## The exercise:
Return only the lines from the top of the data down to the one that holds "y_ticks = [0.4, 0.5, 0.6, 0.7, 0.8, 0.9, 1.0]", both included, without any pictures.

--------

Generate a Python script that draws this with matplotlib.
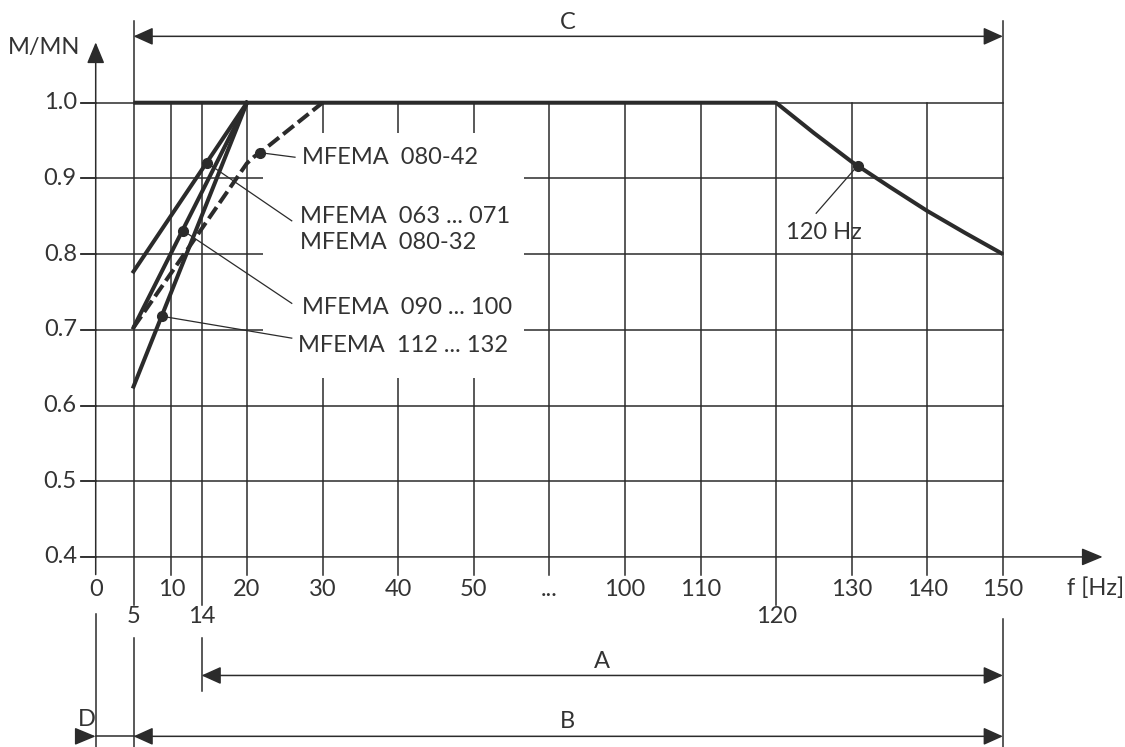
import matplotlib.pyplot as plt
from matplotlib.patches import Rectangle

plt.rcParams['font.family'] = ['Lato', 'DejaVu Sans']

# x axis is broken: 0..50, "...", 100..150 -> evenly spaced positions
tick_freqs = [0, 10, 20, 30, 40, 50, 100, 110, 120, 130, 140, 150]
tick_labels = ['0', '10', '20', '30', '40', '50', '100', '110', '120', '130', '140', '150']
extra_freqs = [5, 14, 120]
y_ticks = [0.4, 0.5, 0.6, 0.7, 0.8, 0.9, 1.0]

# torque curves (f in Hz, M/MN)
main_f = [5, 120, 125, 130, 135, 140, 145, 150]
main_m = [1.0, 1.0, 0.96, 0.922, 0.889, 0.857, 0.828, 0.80]
line_063_f = [5, 20]
line_063_m = [0.777, 1.0]
line_090_f = [5, 20]
line_090_m = [0.703, 1.0]
line_112_f = [5, 20]
line_112_m = [0.625, 1.0]
dash_f = [5, 20, 21, 22, 30]
dash_m = [0.703, 0.92, 0.929, 0.936, 1.0]

# marker dots on the curves
labels = ['MFEMA  080-42', 'MFEMA  063 ... 071\nMFEMA  080-32', 'MFEMA  090 ... 100', 'MFEMA  112 ... 132']
dot_f = [21.75, 14.66, 11.57, 8.72]
dot_m = [0.934, 0.921, 0.831, 0.718]
dot120_f, dot120_m = 130.8, 0.917

ink = '#2b2b2b'
txt = '#333333'
GAP_POS = 6  # position of the "..." column


def pos(f):
    # frequency -> position on the broken axis
    if f <= 50:
        return f / 10.0
    return (f - 100) / 10.0 + 7


def P(fs):
    return [pos(f) for f in fs]


fig = plt.figure(figsize=(11.25, 7.47), dpi=100)
ax = fig.add_axes([0, 0, 1, 1])
ax.set_xlim(-1.266, 13.615)
ax.set_ylim(0.1489, 1.1357)
ax.axis('off')

glw = 1.1
fs = 17

# horizontal grid
for v in y_ticks[1:]:
    ax.plot([-0.19, 12], [v, v], color=ink, lw=glw, zorder=1)
# vertical grid
for f in tick_freqs[1:-1]:
    if f == 120:
        continue
    ax.plot([pos(f)] * 2, [1.0, 0.3767], color=ink, lw=glw, zorder=1)
ax.plot([GAP_POS] * 2, [1.0, 0.3767], color=ink, lw=glw, zorder=1)
ax.plot([pos(120)] * 2, [1.0, 0.337], color=ink, lw=glw, zorder=1)
ax.plot([pos(14)] * 2, [1.0, 0.337], color=ink, lw=glw, zorder=1)
ax.plot([pos(14)] * 2, [0.2935, 0.2223], color=ink, lw=glw, zorder=1)
ax.plot([pos(5)] * 2, [1.1075, 0.337], color=ink, lw=glw, zorder=1)
ax.plot([pos(5)] * 2, [0.2935, 0.1489], color=ink, lw=glw, zorder=1)
ax.plot([pos(150)] * 2, [1.1075, 0.3767], color=ink, lw=glw, zorder=1)
ax.plot([pos(150)] * 2, [0.318, 0.1489], color=ink, lw=glw, zorder=1)
ax.plot([0, 0], [0.325, 0.1489], color=ink, lw=glw, zorder=1)

# white area behind the labels
ax.add_patch(Rectangle((2.214, 0.636), 3.452, 0.324, facecolor='white', edgecolor='none', zorder=2))

# axes with arrows
arr = dict(arrowstyle='-|>,head_length=0.65,head_width=0.27', mutation_scale=20,
           lw=glw, color=ink, shrinkA=0, shrinkB=0)
ax.annotate('', xy=(0, 1.0798), xytext=(0, 0.3767), arrowprops=arr, zorder=3)
ax.annotate('', xy=(13.32, 0.4), xytext=(-0.2, 0.4), arrowprops=arr, zorder=3)

# dimension arrows
dim = dict(arrowstyle='<|-|>,head_length=0.6,head_width=0.27', mutation_scale=20,
           lw=glw, color=ink, shrinkA=0, shrinkB=0)
ax.annotate('', xy=(pos(5), 1.0877), xytext=(pos(150), 1.0877), arrowprops=dim)
ax.annotate('', xy=(pos(14), 0.2434), xytext=(pos(150), 0.2434), arrowprops=dim)
ax.annotate('', xy=(pos(5), 0.163), xytext=(pos(150), 0.163), arrowprops=dim)
ax.annotate('', xy=(0, 0.163), xytext=(-0.2, 0.163), arrowprops=arr)
ax.plot([0, pos(5)], [0.163, 0.163], color=ink, lw=glw)
ax.text(6.25, 1.1066, 'C', fontsize=fs, color=txt, ha='center', va='center')
ax.text(6.70, 0.2615, 'A', fontsize=fs, color=txt, ha='center', va='center')
ax.text(6.24, 0.1823, 'B', fontsize=fs, color=txt, ha='center', va='center')
ax.text(-0.115, 0.185, 'D', fontsize=fs, color=txt, ha='center', va='center')

# ticks and tick labels
for v in y_ticks:
    ax.plot([-0.19, 0], [v, v], color=ink, lw=glw)
    ax.text(-0.25, v, f'{v:.1f}', fontsize=fs, color=txt, ha='right', va='center')
ax.text(-0.21, 1.0736, 'M/MN', fontsize=fs, color=txt, ha='right', va='center')
for f, lab in zip(tick_freqs, tick_labels):
    ax.text(pos(f), 0.3568, lab if f != 120 else '', fontsize=fs, color=txt, ha='center', va='center')
ax.text(GAP_POS, 0.3568, '...', fontsize=fs, color=txt, ha='center', va='center')
for f in extra_freqs:
    ax.text(pos(f), 0.3212, str(f), fontsize=fs, color=txt, ha='center', va='center')
ax.text(12.85, 0.3587, 'f [Hz]', fontsize=fs, color=txt, ha='left', va='center')

# curves
lw = 2.9
ax.plot(P(main_f), main_m, color=ink, lw=lw, solid_capstyle='butt', zorder=4)
ax.plot(P(line_063_f), line_063_m, color=ink, lw=lw, zorder=4)
ax.plot(P(line_090_f), line_090_m, color=ink, lw=lw, zorder=4)
ax.plot(P(line_112_f), line_112_m, color=ink, lw=lw, zorder=4)
ax.plot(P(dash_f), dash_m, color=ink, lw=lw, ls=(0, (3.4, 1.3)), zorder=4)

# dots, leaders, labels
ends = [(2.636, 0.928), (2.593, 0.844), (2.593, 0.735), (2.593, 0.689)]
text_pos = [(2.725, 0.927), (2.70, 0.8325), (2.725, 0.729), (2.676, 0.679)]
for f, m, e, t, lab in zip(dot_f, dot_m, ends, text_pos, labels):
    ax.plot([pos(f), e[0]], [m, e[1]], color=ink, lw=0.9, zorder=5)
    ax.plot(pos(f), m, 'o', color=ink, ms=7, zorder=6)
    ax.text(t[0], t[1], lab, fontsize=fs, color=txt, ha='left', va='center',
            linespacing=1.3, zorder=6)
ax.plot([pos(dot120_f), 9.53], [dot120_m, 0.854], color=ink, lw=0.9, zorder=5)
ax.plot(pos(dot120_f), dot120_m, 'o', color=ink, ms=7, zorder=6)
ax.text(9.63, 0.829, '120 Hz', fontsize=fs, color=txt, ha='center', va='center', zorder=6)

fig.savefig('out.png', dpi=100, facecolor='white')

--------

## Correct output:
Generate a Python script that draws this with matplotlib.
import matplotlib.pyplot as plt
from matplotlib.patches import Rectangle

plt.rcParams['font.family'] = ['Lato', 'DejaVu Sans']

# x axis is broken: 0..50, "...", 100..150 -> evenly spaced positions
tick_freqs = [0, 10, 20, 30, 40, 50, 100, 110, 120, 130, 140, 150]
tick_labels = ['0', '10', '20', '30', '40', '50', '100', '110', '120', '130', '140', '150']
extra_freqs = [5, 14, 120]
y_ticks = [0.4, 0.5, 0.6, 0.7, 0.8, 0.9, 1.0]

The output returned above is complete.